**Set problem:**
Write out the full listing exactly as given, minus the images.

▼

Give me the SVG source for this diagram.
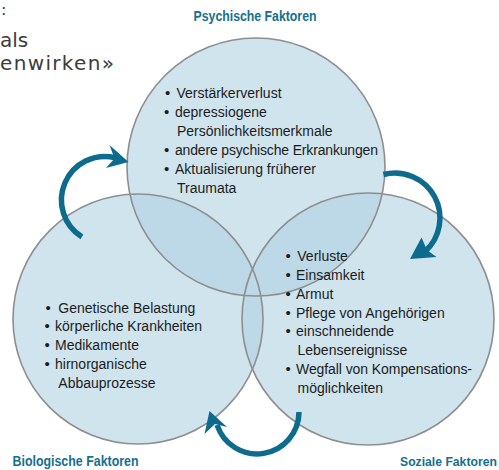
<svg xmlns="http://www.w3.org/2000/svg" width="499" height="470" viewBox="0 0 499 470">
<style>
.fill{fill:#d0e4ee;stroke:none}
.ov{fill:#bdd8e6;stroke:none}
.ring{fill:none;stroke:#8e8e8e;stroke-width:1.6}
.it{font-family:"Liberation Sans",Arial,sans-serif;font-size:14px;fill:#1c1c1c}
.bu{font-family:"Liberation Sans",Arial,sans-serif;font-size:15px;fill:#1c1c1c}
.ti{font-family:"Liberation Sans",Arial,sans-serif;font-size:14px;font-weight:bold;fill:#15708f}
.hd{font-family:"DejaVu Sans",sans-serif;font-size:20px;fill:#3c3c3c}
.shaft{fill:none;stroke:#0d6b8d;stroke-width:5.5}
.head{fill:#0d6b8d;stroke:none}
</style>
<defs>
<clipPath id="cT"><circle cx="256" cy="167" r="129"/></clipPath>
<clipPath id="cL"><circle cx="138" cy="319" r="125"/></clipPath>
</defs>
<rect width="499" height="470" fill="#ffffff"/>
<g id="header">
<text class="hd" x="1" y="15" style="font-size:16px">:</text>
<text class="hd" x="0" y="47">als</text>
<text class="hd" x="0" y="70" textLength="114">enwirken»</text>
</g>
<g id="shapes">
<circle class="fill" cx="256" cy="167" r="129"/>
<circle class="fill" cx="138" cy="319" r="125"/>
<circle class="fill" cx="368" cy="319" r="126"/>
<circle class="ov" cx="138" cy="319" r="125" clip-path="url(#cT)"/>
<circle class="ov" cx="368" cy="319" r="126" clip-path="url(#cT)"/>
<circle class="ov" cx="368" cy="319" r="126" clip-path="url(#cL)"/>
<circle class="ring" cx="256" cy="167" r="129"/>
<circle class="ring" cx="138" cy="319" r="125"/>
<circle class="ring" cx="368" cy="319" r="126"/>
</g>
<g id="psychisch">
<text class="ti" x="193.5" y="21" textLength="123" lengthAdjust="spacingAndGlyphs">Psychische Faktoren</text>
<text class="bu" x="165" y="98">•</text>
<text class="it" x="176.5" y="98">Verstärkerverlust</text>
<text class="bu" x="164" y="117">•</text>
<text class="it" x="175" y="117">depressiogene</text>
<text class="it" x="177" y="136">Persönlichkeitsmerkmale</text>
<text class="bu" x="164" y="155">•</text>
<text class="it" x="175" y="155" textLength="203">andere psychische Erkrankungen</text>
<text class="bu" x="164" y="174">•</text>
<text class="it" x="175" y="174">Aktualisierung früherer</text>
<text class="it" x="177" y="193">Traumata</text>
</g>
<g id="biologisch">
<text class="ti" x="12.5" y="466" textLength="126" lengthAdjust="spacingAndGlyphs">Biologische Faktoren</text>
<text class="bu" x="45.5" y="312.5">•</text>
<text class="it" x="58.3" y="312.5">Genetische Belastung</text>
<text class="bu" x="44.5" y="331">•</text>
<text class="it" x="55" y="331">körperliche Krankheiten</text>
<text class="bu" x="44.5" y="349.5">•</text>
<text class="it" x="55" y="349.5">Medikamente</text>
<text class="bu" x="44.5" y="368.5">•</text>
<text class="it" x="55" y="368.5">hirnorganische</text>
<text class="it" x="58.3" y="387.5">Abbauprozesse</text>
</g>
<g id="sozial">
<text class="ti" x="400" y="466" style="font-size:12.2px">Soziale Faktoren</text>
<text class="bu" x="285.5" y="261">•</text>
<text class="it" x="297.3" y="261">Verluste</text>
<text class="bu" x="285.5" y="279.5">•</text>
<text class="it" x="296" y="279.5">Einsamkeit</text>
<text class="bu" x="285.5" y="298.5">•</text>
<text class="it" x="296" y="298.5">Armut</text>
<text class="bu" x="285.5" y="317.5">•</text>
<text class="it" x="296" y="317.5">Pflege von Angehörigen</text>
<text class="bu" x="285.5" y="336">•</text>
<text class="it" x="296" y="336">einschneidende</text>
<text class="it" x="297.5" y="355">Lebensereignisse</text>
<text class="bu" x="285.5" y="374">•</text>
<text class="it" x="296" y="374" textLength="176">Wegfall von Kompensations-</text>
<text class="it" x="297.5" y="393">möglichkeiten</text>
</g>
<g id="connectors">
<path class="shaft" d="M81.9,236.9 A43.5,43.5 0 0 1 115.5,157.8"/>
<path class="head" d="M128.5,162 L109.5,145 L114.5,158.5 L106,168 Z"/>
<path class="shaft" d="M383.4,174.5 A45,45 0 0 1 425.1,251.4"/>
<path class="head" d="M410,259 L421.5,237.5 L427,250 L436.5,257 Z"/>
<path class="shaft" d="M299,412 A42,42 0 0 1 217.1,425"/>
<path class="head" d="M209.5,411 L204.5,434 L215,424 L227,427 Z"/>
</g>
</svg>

▲

**Exercise result:**
Give me the SVG source for this diagram.
<svg xmlns="http://www.w3.org/2000/svg" width="499" height="470" viewBox="0 0 499 470">
<style>
.fill{fill:#d0e4ee;stroke:none}
.ov{fill:#bdd8e6;stroke:none}
.ring{fill:none;stroke:#8e8e8e;stroke-width:1.6}
.it{font-family:"Liberation Sans",Arial,sans-serif;font-size:14px;fill:#1c1c1c}
.bu{font-family:"Liberation Sans",Arial,sans-serif;font-size:15px;fill:#1c1c1c}
.ti{font-family:"Liberation Sans",Arial,sans-serif;font-size:14px;font-weight:bold;fill:#15708f}
.hd{font-family:"DejaVu Sans",sans-serif;font-size:20px;fill:#3c3c3c}
.shaft{fill:none;stroke:#0d6b8d;stroke-width:5.5}
.head{fill:#0d6b8d;stroke:none}
</style>
<defs>
<clipPath id="cT"><circle cx="256" cy="167" r="129"/></clipPath>
<clipPath id="cL"><circle cx="138" cy="319" r="125"/></clipPath>
</defs>
<rect width="499" height="470" fill="#ffffff"/>
<g id="header">
<text class="hd" x="1" y="15" style="font-size:16px">:</text>
<text class="hd" x="0" y="47">als</text>
<text class="hd" x="0" y="70" textLength="114">enwirken»</text>
</g>
<g id="shapes">
<circle class="fill" cx="256" cy="167" r="129"/>
<circle class="fill" cx="138" cy="319" r="125"/>
<circle class="fill" cx="368" cy="319" r="126"/>
<circle class="ov" cx="138" cy="319" r="125" clip-path="url(#cT)"/>
<circle class="ov" cx="368" cy="319" r="126" clip-path="url(#cT)"/>
<circle class="ov" cx="368" cy="319" r="126" clip-path="url(#cL)"/>
<circle class="ring" cx="256" cy="167" r="129"/>
<circle class="ring" cx="138" cy="319" r="125"/>
<circle class="ring" cx="368" cy="319" r="126"/>
</g>
<g id="psychisch">
<text class="ti" x="193.5" y="21" textLength="123" lengthAdjust="spacingAndGlyphs">Psychische Faktoren</text>
<text class="bu" x="165" y="98">•</text>
<text class="it" x="176.5" y="98">Verstärkerverlust</text>
<text class="bu" x="164" y="117">•</text>
<text class="it" x="175" y="117">depressiogene</text>
<text class="it" x="177" y="136">Persönlichkeitsmerkmale</text>
<text class="bu" x="164" y="155">•</text>
<text class="it" x="175" y="155" textLength="203">andere psychische Erkrankungen</text>
<text class="bu" x="164" y="174">•</text>
<text class="it" x="175" y="174">Aktualisierung früherer</text>
<text class="it" x="177" y="193">Traumata</text>
</g>
<g id="biologisch">
<text class="ti" x="12.5" y="466" textLength="126" lengthAdjust="spacingAndGlyphs">Biologische Faktoren</text>
<text class="bu" x="45.5" y="312.5">•</text>
<text class="it" x="58.3" y="312.5">Genetische Belastung</text>
<text class="bu" x="44.5" y="331">•</text>
<text class="it" x="55" y="331">körperliche Krankheiten</text>
<text class="bu" x="44.5" y="349.5">•</text>
<text class="it" x="55" y="349.5">Medikamente</text>
<text class="bu" x="44.5" y="368.5">•</text>
<text class="it" x="55" y="368.5">hirnorganische</text>
<text class="it" x="58.3" y="387.5">Abbauprozesse</text>
</g>
<g id="sozial">
<text class="ti" x="400" y="466" style="font-size:12.2px">Soziale Faktoren</text>
<text class="bu" x="285.5" y="261">•</text>
<text class="it" x="297.3" y="261">Verluste</text>
<text class="bu" x="285.5" y="279.5">•</text>
<text class="it" x="296" y="279.5">Einsamkeit</text>
<text class="bu" x="285.5" y="298.5">•</text>
<text class="it" x="296" y="298.5">Armut</text>
<text class="bu" x="285.5" y="317.5">•</text>
<text class="it" x="296" y="317.5">Pflege von Angehörigen</text>
<text class="bu" x="285.5" y="336">•</text>
<text class="it" x="296" y="336">einschneidende</text>
<text class="it" x="297.5" y="355">Lebensereignisse</text>
<text class="bu" x="285.5" y="374">•</text>
<text class="it" x="296" y="374" textLength="176">Wegfall von Kompensations-</text>
<text class="it" x="297.5" y="393">möglichkeiten</text>
</g>
<g id="connectors">
<path class="shaft" d="M81.9,236.9 A43.5,43.5 0 0 1 115.5,157.8"/>
<path class="head" d="M128.5,162 L109.5,145 L114.5,158.5 L106,168 Z"/>
<path class="shaft" d="M383.4,174.5 A45,45 0 0 1 425.1,251.4"/>
<path class="head" d="M410,259 L421.5,237.5 L427,250 L436.5,257 Z"/>
<path class="shaft" d="M299,412 A42,42 0 0 1 217.1,425"/>
<path class="head" d="M209.5,411 L204.5,434 L215,424 L227,427 Z"/>
</g>
</svg>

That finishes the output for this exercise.